Supplied material.
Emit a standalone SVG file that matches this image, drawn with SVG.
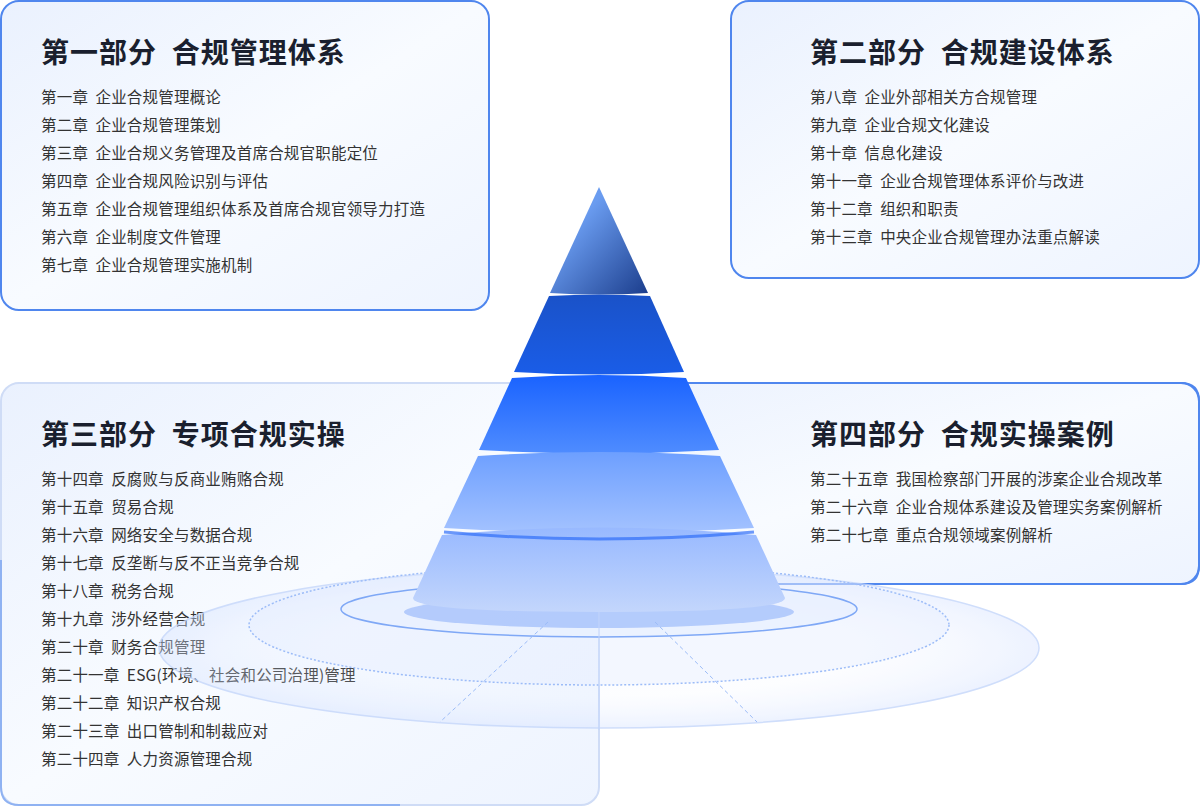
<svg xmlns="http://www.w3.org/2000/svg" width="1200" height="806" viewBox="0 0 1200 806">
<defs>
<linearGradient id="bx" x1="0" y1="0" x2="1" y2="1"><stop offset="0" stop-color="#eaf1fe"/><stop offset="0.5" stop-color="#f8fbff"/><stop offset="1" stop-color="#eef4ff"/></linearGradient>
<linearGradient id="t1" x1="0" y1="0" x2="1" y2="1"><stop offset="0.3" stop-color="#6a9cf0"/><stop offset="1" stop-color="#1b3d8c"/></linearGradient>
<linearGradient id="t2" x1="0" y1="0" x2="0" y2="1"><stop offset="0" stop-color="#1a52c8"/><stop offset="1" stop-color="#1a5de8"/></linearGradient>
<linearGradient id="t3" x1="0" y1="0" x2="0" y2="1"><stop offset="0" stop-color="#1a63ff"/><stop offset="1" stop-color="#4f8cff"/></linearGradient>
<linearGradient id="t4" x1="0" y1="0" x2="0" y2="1"><stop offset="0" stop-color="#6d9fff"/><stop offset="1" stop-color="#a3c2ff"/></linearGradient>
<linearGradient id="t5" x1="0" y1="0" x2="0" y2="1"><stop offset="0" stop-color="#98b9ff"/><stop offset="1" stop-color="#c3d6fc"/></linearGradient>
<radialGradient id="rg"><stop offset="0.6" stop-color="#e6eeff" stop-opacity="0.1"/><stop offset="1" stop-color="#d3e1ff" stop-opacity="0.5"/></radialGradient>
</defs>
<style>
.box{fill:url(#bx);stroke:#4f86ee;stroke-width:2}
.box3{fill:url(#bx);stroke:#cfdcf6;stroke-width:2}
.h{font-family:"Noto Sans CJK SC","Noto Sans",sans-serif;font-size:28px;font-weight:bold;fill:#1a1f2e;white-space:pre;letter-spacing:1px}
.i{font-family:"Noto Sans CJK SC","Noto Sans",sans-serif;font-size:15.5px;fill:#333;white-space:pre;letter-spacing:0.2px}
</style>
<rect width="1200" height="806" fill="#fff"/>
<g id="box1"><rect class="box" x="1" y="1" width="488" height="309" rx="18"/>
<text class="h" x="41" y="63">第一部分  合规管理体系</text>
<text class="i" x="41" y="103">第一章  企业合规管理概论</text>
<text class="i" x="41" y="131">第二章  企业合规管理策划</text>
<text class="i" x="41" y="159">第三章  企业合规义务管理及首席合规官职能定位</text>
<text class="i" x="41" y="187">第四章  企业合规风险识别与评估</text>
<text class="i" x="41" y="215">第五章  企业合规管理组织体系及首席合规官领导力打造</text>
<text class="i" x="41" y="243">第六章  企业制度文件管理</text>
<text class="i" x="41" y="271">第七章  企业合规管理实施机制</text></g>
<g id="box2"><rect class="box" x="731" y="1" width="468" height="277" rx="18"/>
<text class="h" x="810" y="63">第二部分  合规建设体系</text>
<text class="i" x="810" y="103">第八章  企业外部相关方合规管理</text>
<text class="i" x="810" y="131">第九章  企业合规文化建设</text>
<text class="i" x="810" y="159">第十章  信息化建设</text>
<text class="i" x="810" y="187">第十一章  企业合规管理体系评价与改进</text>
<text class="i" x="810" y="215">第十二章  组织和职责</text>
<text class="i" x="810" y="243">第十三章  中央企业合规管理办法重点解读</text></g>
<g id="box4"><rect class="box" x="560" y="383" width="639" height="201" rx="18" stroke="#cfdcf6"/>
<path d="M740 383 H1181 Q1199 383 1199 401 V566 Q1199 584 1181 584 H1000" fill="none" stroke="#4f86ee" stroke-width="2"/>
<text class="h" x="810" y="445">第四部分  合规实操案例</text>
<text class="i" x="810" y="485">第二十五章  我国检察部门开展的涉案企业合规改革</text>
<text class="i" x="810" y="513">第二十六章  企业合规体系建设及管理实务案例解析</text>
<text class="i" x="810" y="541">第二十七章  重点合规领域案例解析</text></g>
<g id="box3"><rect class="box3" x="1" y="383" width="598" height="422" rx="18"/>
<path d="M1 560 V787 Q1 805 19 805 H400" fill="none" stroke="#8fb2f2" stroke-width="2"/>
<text class="h" x="41" y="445">第三部分  专项合规实操</text>
<text class="i" x="41" y="485">第十四章  反腐败与反商业贿赂合规</text>
<text class="i" x="41" y="513">第十五章  贸易合规</text>
<text class="i" x="41" y="541">第十六章  网络安全与数据合规</text>
<text class="i" x="41" y="569">第十七章  反垄断与反不正当竞争合规</text>
<text class="i" x="41" y="597">第十八章  税务合规</text>
<text class="i" x="41" y="625">第十九章  涉外经营合规</text>
<text class="i" x="41" y="653">第二十章  财务合规管理</text>
<text class="i" x="41" y="681">第二十一章  ESG(环境、社会和公司治理)管理</text>
<text class="i" x="41" y="709">第二十二章  知识产权合规</text>
<text class="i" x="41" y="737">第二十三章  出口管制和制裁应对</text>
<text class="i" x="41" y="765">第二十四章  人力资源管理合规</text></g>
<g id="base">
<ellipse cx="599" cy="648" rx="440" ry="80" fill="url(#rg)" stroke="#c4d6fb" stroke-width="1.5" opacity="0.8"/>
<ellipse cx="599" cy="625" rx="350" ry="60" fill="#e3ecff" fill-opacity="0.35" stroke="#9cbcf8" stroke-width="1.5" stroke-dasharray="2 2"/>
<ellipse cx="599" cy="609" rx="258" ry="28" fill="#e9f0ff" fill-opacity="0.8" stroke="#7fa8f6" stroke-width="1.5"/>
<ellipse cx="599" cy="612" rx="195" ry="16" fill="#7ea6fa" opacity="0.5"/>
<line x1="548" y1="622" x2="440" y2="722" stroke="#9cbcf8" stroke-dasharray="4 3"/>
<line x1="655" y1="622" x2="757" y2="722" stroke="#9cbcf8" stroke-dasharray="4 3"/>
<line x1="599" y1="600" x2="599" y2="730" stroke="#c4d6fb"/>
</g>
<g id="pyramid">
<path d="M599 187 L648 293 Q599 296 550 293 Z" fill="url(#t1)"/>
<path d="M549 296 Q599 293 650 296 L684 372 Q599 377 514 372 Z" fill="url(#t2)"/>
<path d="M512 378 Q599 372 686 378 L719 450 Q599 457 479 450 Z" fill="url(#t3)"/>
<path d="M478 456 Q599 448 720 456 L754 528 Q599 537 444 528 Z" fill="url(#t4)"/>
<path d="M442 535 Q599 520 756 535 L785 598 Q785 612 599 612 Q413 612 413 598 Z" fill="url(#t5)"/>
<path d="M444 532 Q599 546 754 532" fill="none" stroke="#2f6ef8" stroke-width="3" opacity="0.7"/>
</g>
</svg>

Exercise objective. Repeat the listing in full and exactly. Do not include any images.

Exercise answer.
Emit a standalone SVG file that matches this image, drawn with SVG.
<svg xmlns="http://www.w3.org/2000/svg" width="1200" height="806" viewBox="0 0 1200 806">
<defs>
<linearGradient id="bx" x1="0" y1="0" x2="1" y2="1"><stop offset="0" stop-color="#eaf1fe"/><stop offset="0.5" stop-color="#f8fbff"/><stop offset="1" stop-color="#eef4ff"/></linearGradient>
<linearGradient id="t1" x1="0" y1="0" x2="1" y2="1"><stop offset="0.3" stop-color="#6a9cf0"/><stop offset="1" stop-color="#1b3d8c"/></linearGradient>
<linearGradient id="t2" x1="0" y1="0" x2="0" y2="1"><stop offset="0" stop-color="#1a52c8"/><stop offset="1" stop-color="#1a5de8"/></linearGradient>
<linearGradient id="t3" x1="0" y1="0" x2="0" y2="1"><stop offset="0" stop-color="#1a63ff"/><stop offset="1" stop-color="#4f8cff"/></linearGradient>
<linearGradient id="t4" x1="0" y1="0" x2="0" y2="1"><stop offset="0" stop-color="#6d9fff"/><stop offset="1" stop-color="#a3c2ff"/></linearGradient>
<linearGradient id="t5" x1="0" y1="0" x2="0" y2="1"><stop offset="0" stop-color="#98b9ff"/><stop offset="1" stop-color="#c3d6fc"/></linearGradient>
<radialGradient id="rg"><stop offset="0.6" stop-color="#e6eeff" stop-opacity="0.1"/><stop offset="1" stop-color="#d3e1ff" stop-opacity="0.5"/></radialGradient>
</defs>
<style>
.box{fill:url(#bx);stroke:#4f86ee;stroke-width:2}
.box3{fill:url(#bx);stroke:#cfdcf6;stroke-width:2}
.h{font-family:"Noto Sans CJK SC","Noto Sans",sans-serif;font-size:28px;font-weight:bold;fill:#1a1f2e;white-space:pre;letter-spacing:1px}
.i{font-family:"Noto Sans CJK SC","Noto Sans",sans-serif;font-size:15.5px;fill:#333;white-space:pre;letter-spacing:0.2px}
</style>
<rect width="1200" height="806" fill="#fff"/>
<g id="box1"><rect class="box" x="1" y="1" width="488" height="309" rx="18"/>
<text class="h" x="41" y="63">第一部分  合规管理体系</text>
<text class="i" x="41" y="103">第一章  企业合规管理概论</text>
<text class="i" x="41" y="131">第二章  企业合规管理策划</text>
<text class="i" x="41" y="159">第三章  企业合规义务管理及首席合规官职能定位</text>
<text class="i" x="41" y="187">第四章  企业合规风险识别与评估</text>
<text class="i" x="41" y="215">第五章  企业合规管理组织体系及首席合规官领导力打造</text>
<text class="i" x="41" y="243">第六章  企业制度文件管理</text>
<text class="i" x="41" y="271">第七章  企业合规管理实施机制</text></g>
<g id="box2"><rect class="box" x="731" y="1" width="468" height="277" rx="18"/>
<text class="h" x="810" y="63">第二部分  合规建设体系</text>
<text class="i" x="810" y="103">第八章  企业外部相关方合规管理</text>
<text class="i" x="810" y="131">第九章  企业合规文化建设</text>
<text class="i" x="810" y="159">第十章  信息化建设</text>
<text class="i" x="810" y="187">第十一章  企业合规管理体系评价与改进</text>
<text class="i" x="810" y="215">第十二章  组织和职责</text>
<text class="i" x="810" y="243">第十三章  中央企业合规管理办法重点解读</text></g>
<g id="box4"><rect class="box" x="560" y="383" width="639" height="201" rx="18" stroke="#cfdcf6"/>
<path d="M740 383 H1181 Q1199 383 1199 401 V566 Q1199 584 1181 584 H1000" fill="none" stroke="#4f86ee" stroke-width="2"/>
<text class="h" x="810" y="445">第四部分  合规实操案例</text>
<text class="i" x="810" y="485">第二十五章  我国检察部门开展的涉案企业合规改革</text>
<text class="i" x="810" y="513">第二十六章  企业合规体系建设及管理实务案例解析</text>
<text class="i" x="810" y="541">第二十七章  重点合规领域案例解析</text></g>
<g id="box3"><rect class="box3" x="1" y="383" width="598" height="422" rx="18"/>
<path d="M1 560 V787 Q1 805 19 805 H400" fill="none" stroke="#8fb2f2" stroke-width="2"/>
<text class="h" x="41" y="445">第三部分  专项合规实操</text>
<text class="i" x="41" y="485">第十四章  反腐败与反商业贿赂合规</text>
<text class="i" x="41" y="513">第十五章  贸易合规</text>
<text class="i" x="41" y="541">第十六章  网络安全与数据合规</text>
<text class="i" x="41" y="569">第十七章  反垄断与反不正当竞争合规</text>
<text class="i" x="41" y="597">第十八章  税务合规</text>
<text class="i" x="41" y="625">第十九章  涉外经营合规</text>
<text class="i" x="41" y="653">第二十章  财务合规管理</text>
<text class="i" x="41" y="681">第二十一章  ESG(环境、社会和公司治理)管理</text>
<text class="i" x="41" y="709">第二十二章  知识产权合规</text>
<text class="i" x="41" y="737">第二十三章  出口管制和制裁应对</text>
<text class="i" x="41" y="765">第二十四章  人力资源管理合规</text></g>
<g id="base">
<ellipse cx="599" cy="648" rx="440" ry="80" fill="url(#rg)" stroke="#c4d6fb" stroke-width="1.5" opacity="0.8"/>
<ellipse cx="599" cy="625" rx="350" ry="60" fill="#e3ecff" fill-opacity="0.35" stroke="#9cbcf8" stroke-width="1.5" stroke-dasharray="2 2"/>
<ellipse cx="599" cy="609" rx="258" ry="28" fill="#e9f0ff" fill-opacity="0.8" stroke="#7fa8f6" stroke-width="1.5"/>
<ellipse cx="599" cy="612" rx="195" ry="16" fill="#7ea6fa" opacity="0.5"/>
<line x1="548" y1="622" x2="440" y2="722" stroke="#9cbcf8" stroke-dasharray="4 3"/>
<line x1="655" y1="622" x2="757" y2="722" stroke="#9cbcf8" stroke-dasharray="4 3"/>
<line x1="599" y1="600" x2="599" y2="730" stroke="#c4d6fb"/>
</g>
<g id="pyramid">
<path d="M599 187 L648 293 Q599 296 550 293 Z" fill="url(#t1)"/>
<path d="M549 296 Q599 293 650 296 L684 372 Q599 377 514 372 Z" fill="url(#t2)"/>
<path d="M512 378 Q599 372 686 378 L719 450 Q599 457 479 450 Z" fill="url(#t3)"/>
<path d="M478 456 Q599 448 720 456 L754 528 Q599 537 444 528 Z" fill="url(#t4)"/>
<path d="M442 535 Q599 520 756 535 L785 598 Q785 612 599 612 Q413 612 413 598 Z" fill="url(#t5)"/>
<path d="M444 532 Q599 546 754 532" fill="none" stroke="#2f6ef8" stroke-width="3" opacity="0.7"/>
</g>
</svg>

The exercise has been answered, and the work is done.